> [WORK TO BE COMPLETED]
Leave the pictures out and retype the lines from the beginning through the line with "const bottom = 731;", both ends included.

---*---

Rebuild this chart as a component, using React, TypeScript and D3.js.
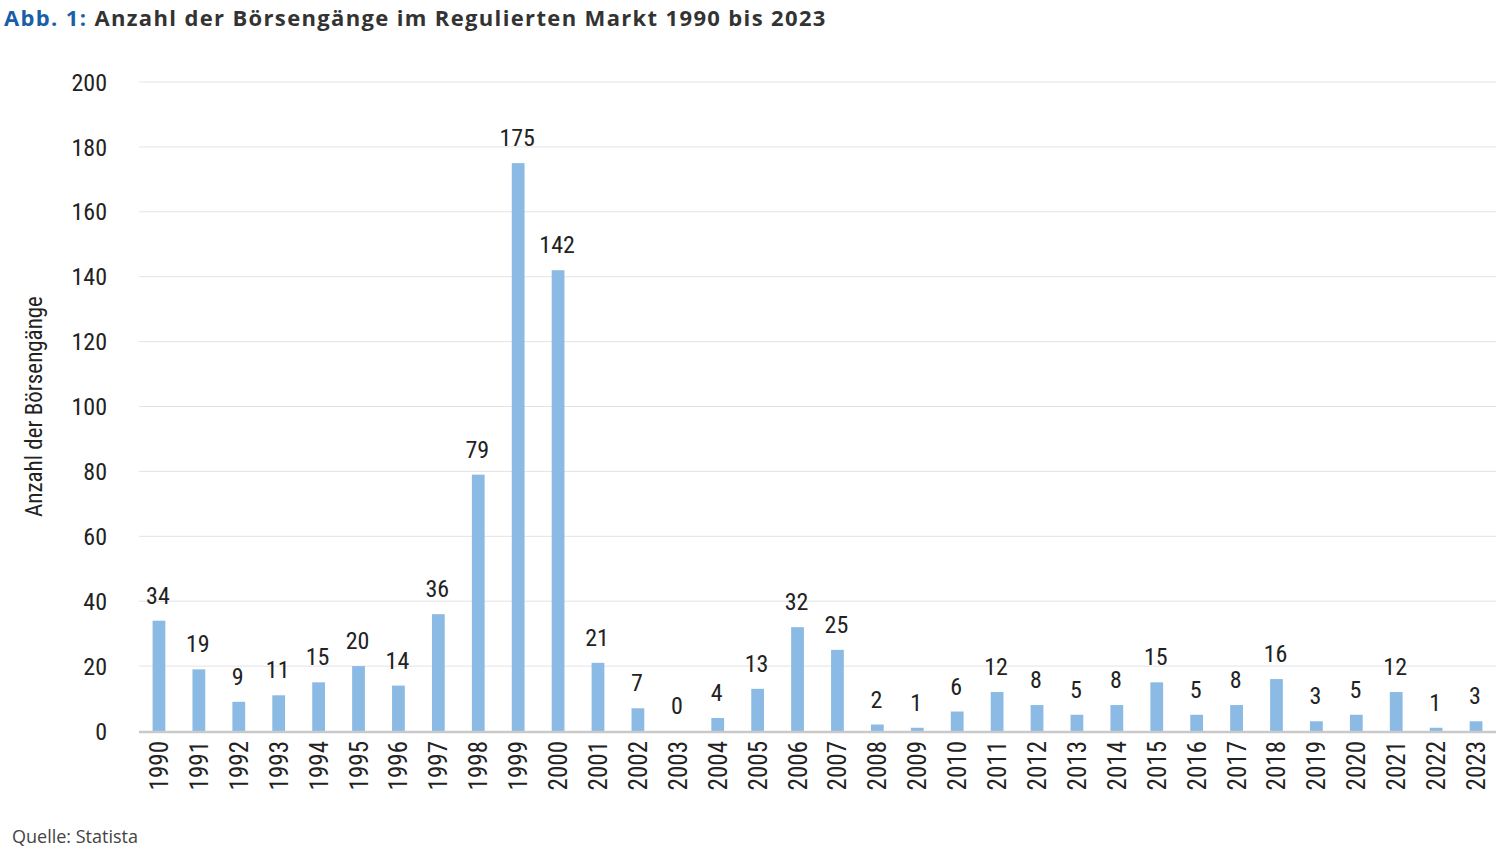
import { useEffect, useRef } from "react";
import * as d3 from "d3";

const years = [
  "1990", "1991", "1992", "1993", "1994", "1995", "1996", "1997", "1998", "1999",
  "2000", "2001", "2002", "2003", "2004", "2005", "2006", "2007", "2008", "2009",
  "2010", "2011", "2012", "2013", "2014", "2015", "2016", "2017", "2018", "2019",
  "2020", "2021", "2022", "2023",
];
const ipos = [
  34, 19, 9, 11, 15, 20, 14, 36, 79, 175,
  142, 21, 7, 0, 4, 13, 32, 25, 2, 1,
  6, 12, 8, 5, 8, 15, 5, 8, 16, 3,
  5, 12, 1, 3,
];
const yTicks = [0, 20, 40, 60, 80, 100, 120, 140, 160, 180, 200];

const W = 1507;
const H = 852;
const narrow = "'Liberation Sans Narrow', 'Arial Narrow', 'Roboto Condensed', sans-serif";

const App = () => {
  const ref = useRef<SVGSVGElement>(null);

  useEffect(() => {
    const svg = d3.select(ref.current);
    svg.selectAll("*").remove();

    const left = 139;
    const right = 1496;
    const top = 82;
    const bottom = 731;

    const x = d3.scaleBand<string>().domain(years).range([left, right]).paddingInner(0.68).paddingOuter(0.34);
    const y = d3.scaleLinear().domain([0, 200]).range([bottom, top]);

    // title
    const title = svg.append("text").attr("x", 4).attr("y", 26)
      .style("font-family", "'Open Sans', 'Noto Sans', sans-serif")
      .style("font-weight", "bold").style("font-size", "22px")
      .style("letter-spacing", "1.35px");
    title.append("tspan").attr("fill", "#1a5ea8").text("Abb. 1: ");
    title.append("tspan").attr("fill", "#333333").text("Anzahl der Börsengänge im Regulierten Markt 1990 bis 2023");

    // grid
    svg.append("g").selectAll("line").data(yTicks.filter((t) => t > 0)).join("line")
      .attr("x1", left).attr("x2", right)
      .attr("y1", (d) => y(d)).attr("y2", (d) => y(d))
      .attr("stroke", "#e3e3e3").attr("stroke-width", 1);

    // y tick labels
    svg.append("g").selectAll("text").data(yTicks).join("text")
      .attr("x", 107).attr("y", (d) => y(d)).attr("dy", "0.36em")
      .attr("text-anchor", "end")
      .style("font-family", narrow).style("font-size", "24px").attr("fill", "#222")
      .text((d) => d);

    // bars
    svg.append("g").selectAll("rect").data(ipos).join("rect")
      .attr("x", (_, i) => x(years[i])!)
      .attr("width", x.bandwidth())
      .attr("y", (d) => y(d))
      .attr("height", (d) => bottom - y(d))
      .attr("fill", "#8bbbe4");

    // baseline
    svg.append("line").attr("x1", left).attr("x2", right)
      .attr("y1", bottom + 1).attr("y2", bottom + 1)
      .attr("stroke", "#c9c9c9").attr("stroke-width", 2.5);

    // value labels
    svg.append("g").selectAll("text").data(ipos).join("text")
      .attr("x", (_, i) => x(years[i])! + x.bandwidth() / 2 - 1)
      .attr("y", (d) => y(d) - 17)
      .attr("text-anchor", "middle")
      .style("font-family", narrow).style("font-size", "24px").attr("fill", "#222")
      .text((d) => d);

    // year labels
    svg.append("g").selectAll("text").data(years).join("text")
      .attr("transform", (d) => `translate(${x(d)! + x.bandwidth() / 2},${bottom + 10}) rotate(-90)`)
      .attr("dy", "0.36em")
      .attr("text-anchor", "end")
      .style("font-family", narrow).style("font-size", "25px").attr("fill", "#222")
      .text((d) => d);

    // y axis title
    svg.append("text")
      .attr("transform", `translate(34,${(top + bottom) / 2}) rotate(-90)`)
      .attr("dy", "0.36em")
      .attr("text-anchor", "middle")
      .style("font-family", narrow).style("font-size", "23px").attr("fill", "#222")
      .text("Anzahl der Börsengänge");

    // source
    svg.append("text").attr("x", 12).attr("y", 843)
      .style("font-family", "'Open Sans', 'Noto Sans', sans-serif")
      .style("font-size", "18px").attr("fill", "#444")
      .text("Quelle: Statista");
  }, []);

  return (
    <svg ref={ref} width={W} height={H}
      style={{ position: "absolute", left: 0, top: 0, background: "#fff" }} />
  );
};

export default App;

---*---

> [WORKED SOLUTION]
Rebuild this chart as a component, using React, TypeScript and D3.js.
import { useEffect, useRef } from "react";
import * as d3 from "d3";

const years = [
  "1990", "1991", "1992", "1993", "1994", "1995", "1996", "1997", "1998", "1999",
  "2000", "2001", "2002", "2003", "2004", "2005", "2006", "2007", "2008", "2009",
  "2010", "2011", "2012", "2013", "2014", "2015", "2016", "2017", "2018", "2019",
  "2020", "2021", "2022", "2023",
];
const ipos = [
  34, 19, 9, 11, 15, 20, 14, 36, 79, 175,
  142, 21, 7, 0, 4, 13, 32, 25, 2, 1,
  6, 12, 8, 5, 8, 15, 5, 8, 16, 3,
  5, 12, 1, 3,
];
const yTicks = [0, 20, 40, 60, 80, 100, 120, 140, 160, 180, 200];

const W = 1507;
const H = 852;
const narrow = "'Liberation Sans Narrow', 'Arial Narrow', 'Roboto Condensed', sans-serif";

const App = () => {
  const ref = useRef<SVGSVGElement>(null);

  useEffect(() => {
    const svg = d3.select(ref.current);
    svg.selectAll("*").remove();

    const left = 139;
    const right = 1496;
    const top = 82;
    const bottom = 731;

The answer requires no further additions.